To the left, towering Italian cypresses embrace another fountain and reflecting pool, where a bronze mermaid gleams amid water lilies. Ahead is the custom wrought-iron front door, also with lion motifs (the couple’s property management business is Twin Lions). It offers glimpses through the Italianate home’s interior to the verdant back yard. 

During an initial remodel, Dannie and Craig moved the pool to add an outdoor kitchen and fireplace to the rear patio closest to the house. Above a bed of white roses is a recent addition: a painting by Katie Gaines of Tuscany, recalling the couple’s Florence wedding. The painting is apropos for another reason.

“We’ve hosted five weddings out here, with the sixth coming up,” says Dannie, a San Diego Horticultural Society board member who also has opened the grounds over the years to garden tours and charity events.

The new lap pool is off limits every spring when a mallard family is in residence. Dannie puts out food for them and other wild birds that delight her throughout the garden, now a certified wildlife habitat. Birdhouses decorate the refur-bished gazebo, as well as the new Hansel and Gretel Way hidden between two nearby rows of evergreens. An owl box in a soaring sycamore tree awaits its first family, while a butterfly bog under construction will lure even more winged visitors.

On this plateau, vista points abound, across a canyon to white-fenced horse farms where thoroughbreds prance. One patio includes a bench named for a friend who stayed with Craig while Dannie completed her Ph.D. at Berkeley. Another patio, shaded by a Hong Kong orchid tree, captures sunset views. So does the vanishing-edge spa.

Gardens that slope below showcase many of the 100 trees added over the years and Dannie’s passion for purple flowers. Easy-care drifts of agapanthus, Mexican sage and lantana swirl around bold orange lion’s tail and Mexican marigolds, all edged by fencing draped in fragrant honeysuckle. 

A decomposed granite path wends to a succulent garden inspired by a prickly pear cactus discovered growing there. In the midst of ‘Sticks of Fire’ euphorbia and blue-bladed agaves are a rustic wood wagon and a metal planter Dannie has owned for decades. Across the path, ‘Honey Perfume’ roses line a split-rail fence. Straight ahead, past a St. Francis statue and through a long pergola, the sounds of falling water grow louder as a stacked-rock grotto comes into view. The adjacent patio is a favorite spot to watch shaky-legged foals debut at the neighboring horse farms, Dannie says. 

Turn left at the statue and the path climbs to a koi pond, the centerpiece of a secluded memory garden circled with remembrance lanterns and illuminated with a flowering pear tree, ‘Iceberg’ roses, verbena and other white-flowered plants.

“Sometimes in the evening, Craig and I sit here with each other and our memories,” Dannie says.

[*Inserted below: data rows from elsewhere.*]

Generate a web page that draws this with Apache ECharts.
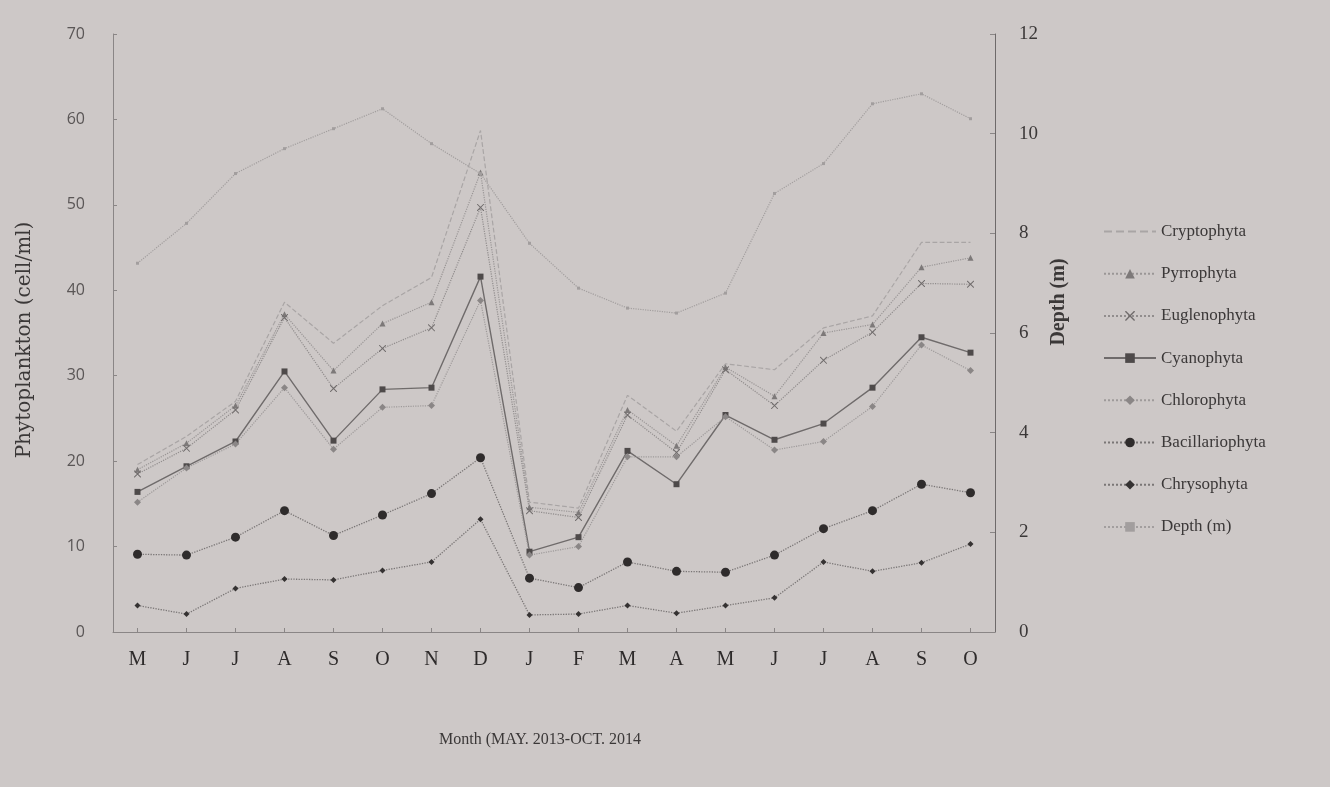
<!DOCTYPE html>
<html>
<head>
<meta charset="utf-8">
<script src="https://cdn.jsdelivr.net/npm/echarts@6/dist/echarts.min.js"></script>
<style>
  html, body { margin: 0; padding: 0; background: #cdc8c7; }
  #chart { width: 1330px; height: 787px; }
</style>
</head>
<body>
<div id="chart"></div>
<script>
// Monthly phytoplankton densities (cell/ml) and water depth (m), May 2013 - Oct 2014
const months = ['M', 'J', 'J', 'A', 'S', 'O', 'N', 'D', 'J', 'F', 'M', 'A', 'M', 'J', 'J', 'A', 'S', 'O'];

const cryptophyta     = [19.6, 22.9, 27.0, 38.6, 33.8, 38.2, 41.5, 58.7, 15.2, 14.5, 27.7, 23.5, 31.4, 30.7, 35.6, 37.0, 45.6, 45.6];
const pyrrophyta      = [19.0, 22.1, 26.5, 37.2, 30.6, 36.1, 38.6, 53.8, 14.6, 14.0, 26.0, 21.8, 31.0, 27.6, 35.0, 36.0, 42.7, 43.8];
const euglenophyta    = [18.5, 21.5, 26.0, 36.8, 28.5, 33.2, 35.6, 49.7, 14.2, 13.4, 25.4, 21.0, 30.7, 26.5, 31.8, 35.1, 40.8, 40.7];
const cyanophyta      = [16.4, 19.4, 22.3, 30.5, 22.4, 28.4, 28.6, 41.6, 9.4, 11.1, 21.2, 17.3, 25.4, 22.5, 24.4, 28.6, 34.5, 32.7];
const chlorophyta     = [15.2, 19.2, 22.0, 28.6, 21.4, 26.3, 26.5, 38.8, 9.0, 10.0, 20.5, 20.5, 25.2, 21.3, 22.3, 26.4, 33.6, 30.6];
const bacillariophyta = [9.1, 9.0, 11.1, 14.2, 11.3, 13.7, 16.2, 20.4, 6.3, 5.2, 8.2, 7.1, 7.0, 9.0, 12.1, 14.2, 17.3, 16.3];
const chrysophyta     = [3.1, 2.1, 5.1, 6.2, 6.1, 7.2, 8.2, 13.2, 2.0, 2.1, 3.1, 2.2, 3.1, 4.0, 8.2, 7.1, 8.1, 10.3];
const depth           = [7.4, 8.2, 9.2, 9.7, 10.1, 10.5, 9.8, 9.2, 7.8, 6.9, 6.5, 6.4, 6.8, 8.8, 9.4, 10.6, 10.8, 10.3];

const leftTicks = { min: 0, max: 70, interval: 10 };
const rightTicks = { min: 0, max: 12, interval: 2 };

const serif = '"Liberation Serif", "DejaVu Serif", serif';
const wideSerif = '"DejaVu Serif", "Liberation Serif", serif';
const sans = '"Open Sans", "Liberation Sans", sans-serif';
const xMark = 'path://M0,0 L10,10 M10,0 L0,10 M0,0 L1,0 L10,9 L10,10 L9,10 L0,1 Z M10,0 L10,1 L1,10 L0,10 L0,9 L9,0 Z';
const clear = 'rgba(0,0,0,0)';

function lineSeries(name, data, color, width, type, symbol, size, symColor, yIndex) {
  return {
    name: name,
    type: 'line',
    yAxisIndex: yIndex || 0,
    data: data,
    symbol: symbol,
    symbolSize: size,
    showSymbol: symColor !== clear,
    lineStyle: { color: color, width: width, type: type },
    itemStyle: { color: symColor, borderWidth: 0 },
    emphasis: { disabled: true },
    z: 3
  };
}

const chart = echarts.init(document.getElementById('chart'));
chart.setOption({
  backgroundColor: '#cdc8c7',
  animation: false,
  grid: { left: 113, right: 335, top: 34, bottom: 155 },
  legend: {
    orient: 'vertical',
    left: 1098,
    top: 218,
    itemWidth: 52,
    itemHeight: 12,
    itemGap: 25.2,
    textStyle: { fontFamily: serif, fontSize: 17, color: '#3b3838' },
    data: ['Cryptophyta', 'Pyrrophyta', 'Euglenophyta', 'Cyanophyta', 'Chlorophyta', 'Bacillariophyta', 'Chrysophyta', 'Depth (m)']
  },
  xAxis: {
    type: 'category',
    data: months,
    boundaryGap: true,
    name: 'Month (MAY. 2013-OCT. 2014',
    nameLocation: 'middle',
    nameGap: 100,
    nameTextStyle: { fontFamily: serif, fontSize: 16, color: '#3b3838', padding: [0, 28, 0, 0] },
    axisLine: { lineStyle: { color: '#8a8686', width: 1 } },
    axisTick: { show: true, alignWithLabel: true, length: -4, lineStyle: { color: '#8a8686' } },
    axisLabel: { fontFamily: serif, fontSize: 20, color: '#2e2b2b', margin: 18 },
    splitLine: { show: false }
  },
  yAxis: [
    {
      type: 'value',
      min: leftTicks.min,
      max: leftTicks.max,
      interval: leftTicks.interval,
      position: 'left',
      name: 'Phytoplankton (cell/ml)',
      nameLocation: 'middle',
      nameRotate: 90,
      nameGap: 78,
      nameTextStyle: { fontFamily: wideSerif, fontSize: 20, color: '#3b3838', padding: [0, 14, 0, 0] },
      axisLine: { show: true, lineStyle: { color: '#8a8686', width: 1 } },
      axisTick: { show: true, inside: true, length: 4, lineStyle: { color: '#8a8686' } },
      axisLabel: { fontFamily: sans, fontSize: 16, color: '#5a5656', margin: 28 },
      splitLine: { show: false }
    },
    {
      type: 'value',
      min: rightTicks.min,
      max: rightTicks.max,
      interval: rightTicks.interval,
      position: 'right',
      name: 'Depth (m)',
      nameLocation: 'middle',
      nameRotate: 90,
      nameGap: 54,
      nameTextStyle: { fontFamily: serif, fontSize: 20, fontWeight: 'bold', color: '#3b3838', padding: [0, 0, 0, 62] },
      axisLine: { show: true, lineStyle: { color: '#6e6a6a', width: 1 } },
      axisTick: { show: true, inside: true, length: 5, lineStyle: { color: '#8a8686' } },
      axisLabel: { fontFamily: serif, fontSize: 19, color: '#3b3838', margin: 24 },
      splitLine: { show: false }
    }
  ],
  series: [
    lineSeries('Cryptophyta', cryptophyta, '#a9a5a5', 1.2, 'dashed', 'circle', 1, clear),
    lineSeries('Pyrrophyta', pyrrophyta, '#9a9696', 1.2, 'dotted', 'triangle', 6, '#7d7979'),
    lineSeries('Euglenophyta', euglenophyta, '#918d8d', 1.2, 'dotted', xMark, 7, '#6f6b6b'),
    lineSeries('Cyanophyta', cyanophyta, '#6f6b6b', 1.4, 'solid', 'rect', 6, '#4e4a4a'),
    lineSeries('Chlorophyta', chlorophyta, '#9e9a9a', 1.2, 'dotted', 'diamond', 7, '#8a8686'),
    lineSeries('Bacillariophyta', bacillariophyta, '#7a7676', 1.3, 'dotted', 'circle', 9, '#2f2c2c'),
    lineSeries('Chrysophyta', chrysophyta, '#7a7676', 1.3, 'dotted', 'diamond', 6, '#353232'),
    lineSeries('Depth (m)', depth, '#a29e9e', 1.2, 'dotted', 'rect', 3, '#a29e9e', 1)
  ]
});
</script>
</body>
</html>
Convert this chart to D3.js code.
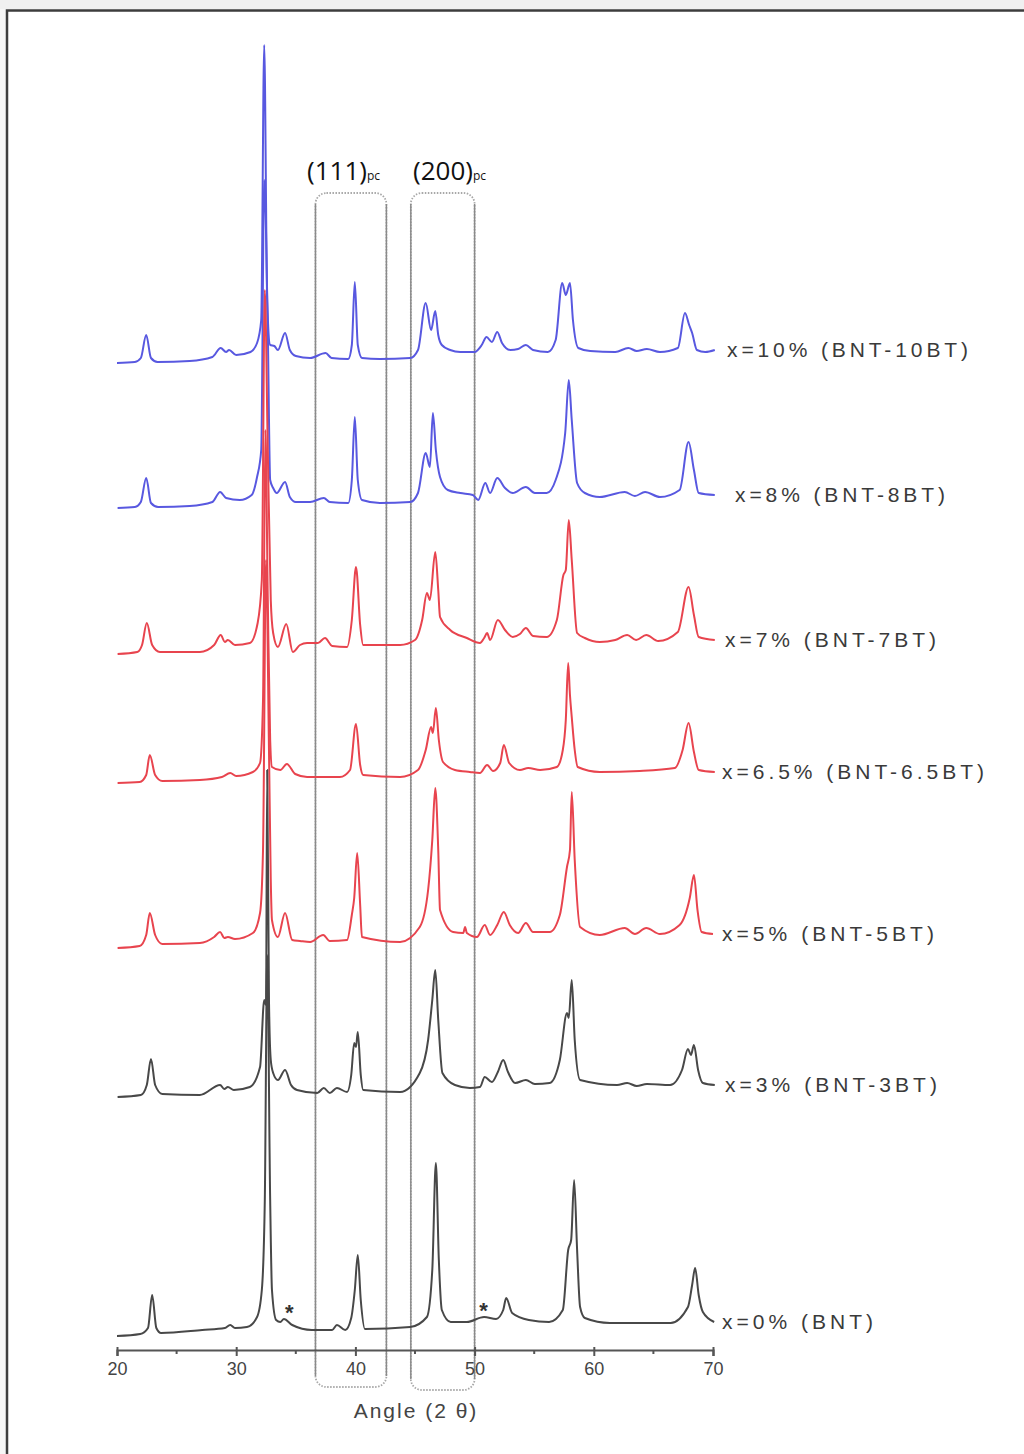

As the path circles back (past a red, white and blue garden that honors Marines the couple host every Thanksgiving), it reaches the landscape’s most secret retreat. A wooden door opens onto a walled patio off the master bedroom, lush with ‘Cecile Brunner’ and ‘Iceberg’ roses, boxwood and the clumps of catmint favored by Keiki, the recently departed cat Dannie and Craig rescued on a Hawaiian trip.

On her walks, Dannie often contemplates additions and changes to the 14-year-old garden. 

“As every gardener knows, a garden is a work in progress,” she says. “There is no finish line, nor would I want there to be.”